= What is being asked =
All the data should be repeated exactly. Any image in it is left out.

= Supplied records =
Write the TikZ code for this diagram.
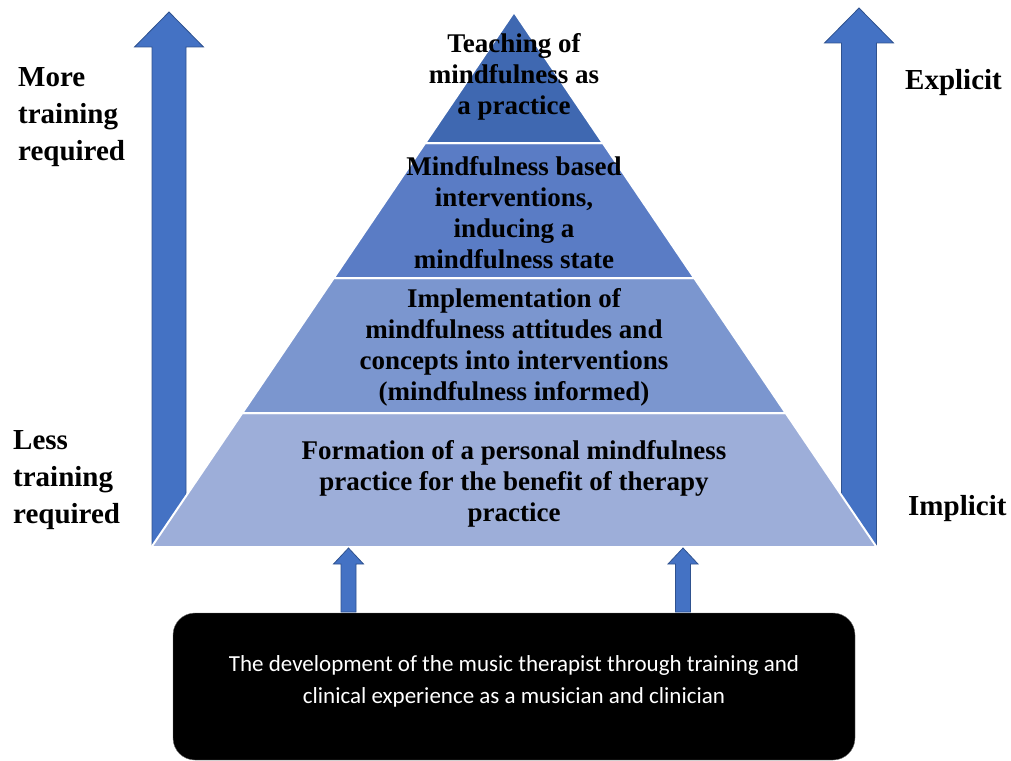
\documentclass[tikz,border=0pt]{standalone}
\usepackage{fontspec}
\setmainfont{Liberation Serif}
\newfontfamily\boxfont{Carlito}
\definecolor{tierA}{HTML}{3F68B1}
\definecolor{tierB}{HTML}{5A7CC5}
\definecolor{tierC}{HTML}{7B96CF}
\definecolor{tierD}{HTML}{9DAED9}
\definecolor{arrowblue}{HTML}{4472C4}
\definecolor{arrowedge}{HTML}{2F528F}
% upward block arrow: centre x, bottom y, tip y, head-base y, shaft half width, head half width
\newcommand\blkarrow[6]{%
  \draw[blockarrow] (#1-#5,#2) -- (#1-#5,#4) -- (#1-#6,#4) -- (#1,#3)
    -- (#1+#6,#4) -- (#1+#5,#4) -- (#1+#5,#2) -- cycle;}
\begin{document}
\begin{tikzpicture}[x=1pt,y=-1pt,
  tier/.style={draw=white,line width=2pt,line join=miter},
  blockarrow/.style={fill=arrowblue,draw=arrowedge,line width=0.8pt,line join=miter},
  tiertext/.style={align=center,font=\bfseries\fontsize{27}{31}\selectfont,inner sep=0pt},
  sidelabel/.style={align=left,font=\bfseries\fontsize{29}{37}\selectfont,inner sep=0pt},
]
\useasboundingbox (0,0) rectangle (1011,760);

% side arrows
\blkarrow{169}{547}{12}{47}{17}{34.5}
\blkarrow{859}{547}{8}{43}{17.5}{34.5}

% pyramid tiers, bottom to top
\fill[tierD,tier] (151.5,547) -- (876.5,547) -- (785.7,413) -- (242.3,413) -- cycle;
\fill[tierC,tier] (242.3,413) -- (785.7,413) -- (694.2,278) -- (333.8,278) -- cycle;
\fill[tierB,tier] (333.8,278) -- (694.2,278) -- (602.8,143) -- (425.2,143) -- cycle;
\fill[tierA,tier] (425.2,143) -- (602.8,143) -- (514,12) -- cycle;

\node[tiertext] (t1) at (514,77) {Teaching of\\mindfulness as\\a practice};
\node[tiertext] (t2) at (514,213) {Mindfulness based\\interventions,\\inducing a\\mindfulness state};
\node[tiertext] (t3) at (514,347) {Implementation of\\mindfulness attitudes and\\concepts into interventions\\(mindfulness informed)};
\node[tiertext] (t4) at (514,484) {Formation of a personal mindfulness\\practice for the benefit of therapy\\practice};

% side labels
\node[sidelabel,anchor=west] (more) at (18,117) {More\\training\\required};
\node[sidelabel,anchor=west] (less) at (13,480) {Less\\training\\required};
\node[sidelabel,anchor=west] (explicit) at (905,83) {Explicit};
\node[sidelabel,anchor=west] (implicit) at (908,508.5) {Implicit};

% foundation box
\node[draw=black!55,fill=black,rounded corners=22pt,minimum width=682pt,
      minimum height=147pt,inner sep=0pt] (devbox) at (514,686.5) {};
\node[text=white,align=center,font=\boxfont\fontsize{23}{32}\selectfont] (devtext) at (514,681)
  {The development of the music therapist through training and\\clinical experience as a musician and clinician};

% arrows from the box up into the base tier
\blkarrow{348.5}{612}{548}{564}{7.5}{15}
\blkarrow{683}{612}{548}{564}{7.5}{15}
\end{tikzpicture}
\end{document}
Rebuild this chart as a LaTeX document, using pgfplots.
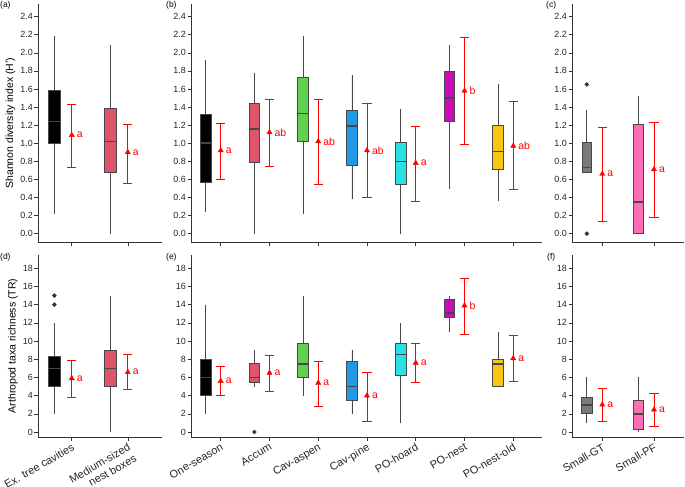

= Solved problem =
Write the TikZ code for this diagram.
\documentclass[tikz,border=0pt]{standalone}
\usepackage{fontspec}
\setmainfont{Liberation Serif}
\newfontfamily\boxfont{Carlito}
\definecolor{tierA}{HTML}{3F68B1}
\definecolor{tierB}{HTML}{5A7CC5}
\definecolor{tierC}{HTML}{7B96CF}
\definecolor{tierD}{HTML}{9DAED9}
\definecolor{arrowblue}{HTML}{4472C4}
\definecolor{arrowedge}{HTML}{2F528F}
% upward block arrow: centre x, bottom y, tip y, head-base y, shaft half width, head half width
\newcommand\blkarrow[6]{%
  \draw[blockarrow] (#1-#5,#2) -- (#1-#5,#4) -- (#1-#6,#4) -- (#1,#3)
    -- (#1+#6,#4) -- (#1+#5,#4) -- (#1+#5,#2) -- cycle;}
\begin{document}
\begin{tikzpicture}[x=1pt,y=-1pt,
  tier/.style={draw=white,line width=2pt,line join=miter},
  blockarrow/.style={fill=arrowblue,draw=arrowedge,line width=0.8pt,line join=miter},
  tiertext/.style={align=center,font=\bfseries\fontsize{27}{31}\selectfont,inner sep=0pt},
  sidelabel/.style={align=left,font=\bfseries\fontsize{29}{37}\selectfont,inner sep=0pt},
]
\useasboundingbox (0,0) rectangle (1011,760);

% side arrows
\blkarrow{169}{547}{12}{47}{17}{34.5}
\blkarrow{859}{547}{8}{43}{17.5}{34.5}

% pyramid tiers, bottom to top
\fill[tierD,tier] (151.5,547) -- (876.5,547) -- (785.7,413) -- (242.3,413) -- cycle;
\fill[tierC,tier] (242.3,413) -- (785.7,413) -- (694.2,278) -- (333.8,278) -- cycle;
\fill[tierB,tier] (333.8,278) -- (694.2,278) -- (602.8,143) -- (425.2,143) -- cycle;
\fill[tierA,tier] (425.2,143) -- (602.8,143) -- (514,12) -- cycle;

\node[tiertext] (t1) at (514,77) {Teaching of\\mindfulness as\\a practice};
\node[tiertext] (t2) at (514,213) {Mindfulness based\\interventions,\\inducing a\\mindfulness state};
\node[tiertext] (t3) at (514,347) {Implementation of\\mindfulness attitudes and\\concepts into interventions\\(mindfulness informed)};
\node[tiertext] (t4) at (514,484) {Formation of a personal mindfulness\\practice for the benefit of therapy\\practice};

% side labels
\node[sidelabel,anchor=west] (more) at (18,117) {More\\training\\required};
\node[sidelabel,anchor=west] (less) at (13,480) {Less\\training\\required};
\node[sidelabel,anchor=west] (explicit) at (905,83) {Explicit};
\node[sidelabel,anchor=west] (implicit) at (908,508.5) {Implicit};

% foundation box
\node[draw=black!55,fill=black,rounded corners=22pt,minimum width=682pt,
      minimum height=147pt,inner sep=0pt] (devbox) at (514,686.5) {};
\node[text=white,align=center,font=\boxfont\fontsize{23}{32}\selectfont] (devtext) at (514,681)
  {The development of the music therapist through training and\\clinical experience as a musician and clinician};

% arrows from the box up into the base tier
\blkarrow{348.5}{612}{548}{564}{7.5}{15}
\blkarrow{683}{612}{548}{564}{7.5}{15}
\end{tikzpicture}
\end{document}
Rebuild this chart as a LaTeX document, using pgfplots.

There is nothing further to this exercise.